When deploying the same code on a C++ OpenCV DNN CPU, does version 4.11.0 require twice as much execution time as version 4.5.3?

OpenCV version 4.11.0 was reported to include optimizations for the performance of the `cv::dnn::blobFromImage()` function. Based on this, I intended to improve the runtime efficiency by upgrading from the original version 4.5.3 library without modifying the source code. However, after conducting comparative tests, I observed that the overall execution time had doubled. Further investigation revealed that the increase in time consumption primarily occurred during the `model_.forward()` function call. Is there any additional configuration or code adjustment required when using version 4.11.0 to achieve the expected performance improvements?

is it the same model and weights for both cases?

what does the CPU usage look like, i.e. how many cores are actually loaded as the program runs? does it look the same as before?

if you could compare the output of cv::getBuildInformation() for both versions, that’d be useful.

Thank you for your reply.

I checked the compilation of the two versions. Essentially, there is not much difference. To avoid the problem of source code differences in my own cmake compilation, I downloaded and installed the Opencv4.11.0 and Opencv4.5.3 exe files from the official website. When I called them, I found that there was a significant difference in CPU DNN inference time. I tested the CPU efficiency using the intel VTune Profiler tool, and the comparison results were similar.

I tried the OpenCV 4.10.0 version, but the inference speed was quite different from that of OpenCV 4.5.3.
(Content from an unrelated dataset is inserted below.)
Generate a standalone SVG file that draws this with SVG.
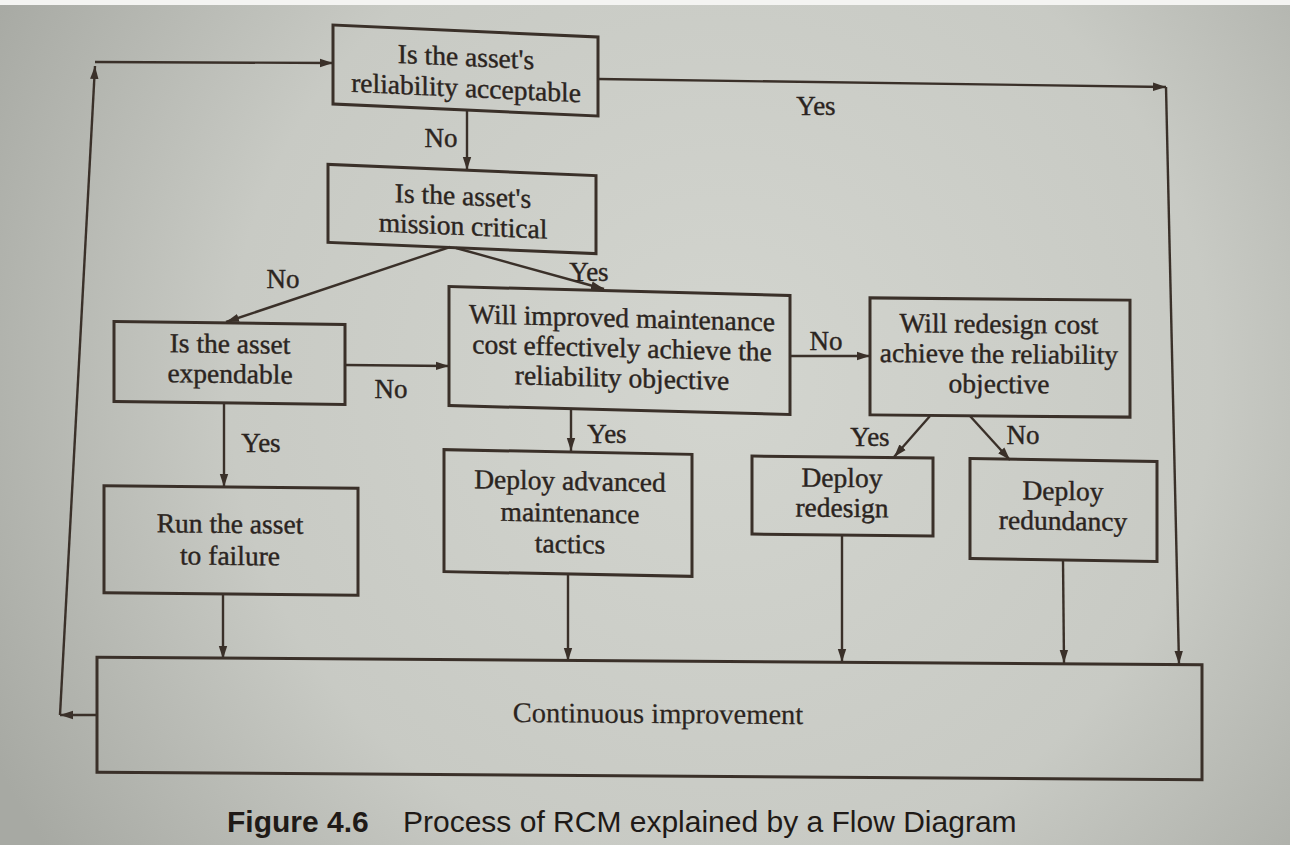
<svg xmlns="http://www.w3.org/2000/svg" width="1290" height="845" viewBox="0 0 1290 845">
  <defs>
    <radialGradient id="paper" cx="720" cy="380" r="820" gradientUnits="userSpaceOnUse">
      <stop offset="0" stop-color="#d3d5cf"/>
      <stop offset="0.6" stop-color="#c8cac4"/>
      <stop offset="1" stop-color="#a7a9a3"/>
    </radialGradient>
    <marker id="arrow" markerUnits="userSpaceOnUse" markerWidth="14" markerHeight="10" refX="13" refY="5" orient="auto">
      <path d="M0,0.8 L13,5 L0,9.2 z" fill="#3a3029"/>
    </marker>
    <style>
      .box { fill: none; stroke: #3a3029; stroke-width: 3; }
      .node text { font-family: "Liberation Serif", "Times New Roman", serif; font-size: 27.5px; fill: #2b2420; stroke: #2b2420; stroke-width: 0.4; text-anchor: middle; }
      .edge { fill: none; stroke: #3a3029; stroke-width: 2.4; }
      .arr { marker-end: url(#arrow); }
      .lbl { font-family: "Liberation Serif", "Times New Roman", serif; font-size: 27px; fill: #2b2420; stroke: #2b2420; stroke-width: 0.4; text-anchor: middle; }
      .cap { font-family: "Liberation Sans", Arial, sans-serif; font-size: 30px; fill: #1f1a17; }
    </style>
  </defs>

  <!-- page -->
  <rect x="0" y="0" width="1290" height="845" fill="url(#paper)"/>
  <rect x="0" y="0" width="1290" height="5" fill="#f4f4f2"/>

  <!-- connectors -->
  <g id="connectors">
    <path class="edge arr" d="M467,110 L467,170"/>
    <path class="edge arr" d="M450,247 L226,322"/>
    <path class="edge arr" d="M456,248 L604,289"/>
    <path class="edge arr" d="M345,365 L449,366"/>
    <path class="edge arr" d="M224,403 L224,487"/>
    <path class="edge arr" d="M790,356 L870,356"/>
    <path class="edge arr" d="M571,409 L571,451"/>
    <path class="edge arr" d="M930,416 L894,457"/>
    <path class="edge arr" d="M970,416 L1010,460"/>
    <!-- Yes branch from the first decision down to the last box -->
    <path class="edge arr" d="M598,79 L1166,87"/>
    <path class="edge arr" d="M1166,87 L1179,664"/>
    <!-- outputs into continuous improvement -->
    <path class="edge arr" d="M223,594 L223,659"/>
    <path class="edge arr" d="M568,574 L568,661"/>
    <path class="edge arr" d="M842,535 L842,662"/>
    <path class="edge arr" d="M1063,560 L1064,663"/>
    <!-- feedback loop -->
    <path class="edge arr" d="M97,715 L60,715"/>
    <path class="edge arr" d="M60,715 L95,66"/>
    <path class="edge arr" d="M95,62 L333,63"/>
    <!-- branch labels -->
    <text class="lbl" x="441" y="147">No</text>
    <text class="lbl" x="283" y="288">No</text>
    <text class="lbl" x="589" y="281">Yes</text>
    <text class="lbl" x="391" y="398">No</text>
    <text class="lbl" x="261" y="452">Yes</text>
    <text class="lbl" x="826" y="350">No</text>
    <text class="lbl" x="607" y="443">Yes</text>
    <text class="lbl" x="870" y="446">Yes</text>
    <text class="lbl" x="1023" y="444">No</text>
    <text class="lbl" x="816" y="115">Yes</text>
  </g>

  <g id="reliability-acceptable" class="node" transform="translate(465.5,70) skewY(2.6) translate(-465.5,-70)">
    <rect class="box" x="333" y="31" width="265" height="79"/>
    <text x="466" y="66">Is the asset's</text>
    <text x="466" y="97">reliability acceptable</text>
  </g>

  <g id="mission-critical" class="node" transform="translate(462,209) skewY(2.4) translate(-462,-209)">
    <rect class="box" x="328" y="170" width="268" height="78"/>
    <text x="463" y="205">Is the asset's</text>
    <text x="463" y="235">mission critical</text>
  </g>

  <g id="expendable" class="node" transform="translate(229.5,363) skewY(0.75) translate(-229.5,-363)">
    <rect class="box" x="114" y="323" width="231" height="80"/>
    <text x="230" y="353">Is the asset</text>
    <text x="230" y="383">expendable</text>
  </g>

  <g id="improved-maintenance" class="node" transform="translate(619.5,350) skewY(1.5) translate(-619.5,-350)">
    <rect class="box" x="449" y="291" width="341" height="119"/>
    <text x="622" y="327">Will improved maintenance</text>
    <text x="622" y="357">cost effectively achieve the</text>
    <text x="622" y="387">reliability objective</text>
  </g>

  <g id="redesign-cost" class="node" transform="translate(1000,357) skewY(0.5) translate(-1000,-357)">
    <rect class="box" x="870" y="299" width="260" height="117"/>
    <text x="999" y="333">Will redesign cost</text>
    <text x="999" y="363">achieve the reliability</text>
    <text x="999" y="393">objective</text>
  </g>

  <g id="run-to-failure" class="node" transform="translate(231,540) skewY(0.6) translate(-231,-540)">
    <rect class="box" x="104" y="487" width="254" height="107"/>
    <text x="230" y="533">Run the asset</text>
    <text x="230" y="565">to failure</text>
  </g>

  <g id="advanced-maintenance" class="node" transform="translate(568,513) skewY(1.1) translate(-568,-513)">
    <rect class="box" x="444" y="452" width="248" height="122"/>
    <text x="570" y="490">Deploy advanced</text>
    <text x="570" y="522">maintenance</text>
    <text x="570" y="553">tactics</text>
  </g>

  <g id="deploy-redesign" class="node" transform="translate(842,496) skewY(0.6) translate(-842,-496)">
    <rect class="box" x="752" y="457" width="181" height="78"/>
    <text x="842" y="487">Deploy</text>
    <text x="842" y="517">redesign</text>
  </g>

  <g id="deploy-redundancy" class="node" transform="translate(1063,510) skewY(0.9) translate(-1063,-510)">
    <rect class="box" x="970" y="460" width="187" height="100"/>
    <text x="1063" y="500">Deploy</text>
    <text x="1063" y="530">redundancy</text>
  </g>

  <g id="continuous-improvement" class="node" transform="translate(650,718) skewY(0.4) translate(-650,-718)">
    <rect class="box" x="97" y="661" width="1105" height="115"/>
    <text x="658" y="723" style="font-size:28.5px; stroke-width:0.2">Continuous improvement</text>
  </g>

  <!-- caption -->
  <text class="cap" x="227" y="832"><tspan font-weight="bold">Figure 4.6</tspan><tspan x="403">Process of RCM explained by a Flow Diagram</tspan></text>
</svg>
cv::dnn::Net model_ = cv::dnn::readNetFromONNX(buffer, length);
if (is_Gpu)
{
model_.setPreferableBackend(cv::dnn::DNN_BACKEND_CUDA);
model_.setPreferableTarget(cv::dnn::DNN_TARGET_CUDA);
}
else
{
model_.setPreferableBackend(cv::dnn::DNN_BACKEND_DEFAULT);
model_.setPreferableTarget(cv::dnn::DNN_TARGET_CPU);
}

cv::dnn::blobFromImage(img, blob, 1. / 255., cv::Size(INPUT_WIDTH, INPUT_HEIGHT), cv::Scalar(), true, false);
std::vectorcv::Matdetections;
model_.setInput(blob);
model_.forward(detections, model_.getUnconnectedOutLayersNames());

that VTune Profiler output is good data.

you might want to submit an issue on OpenCV’s github.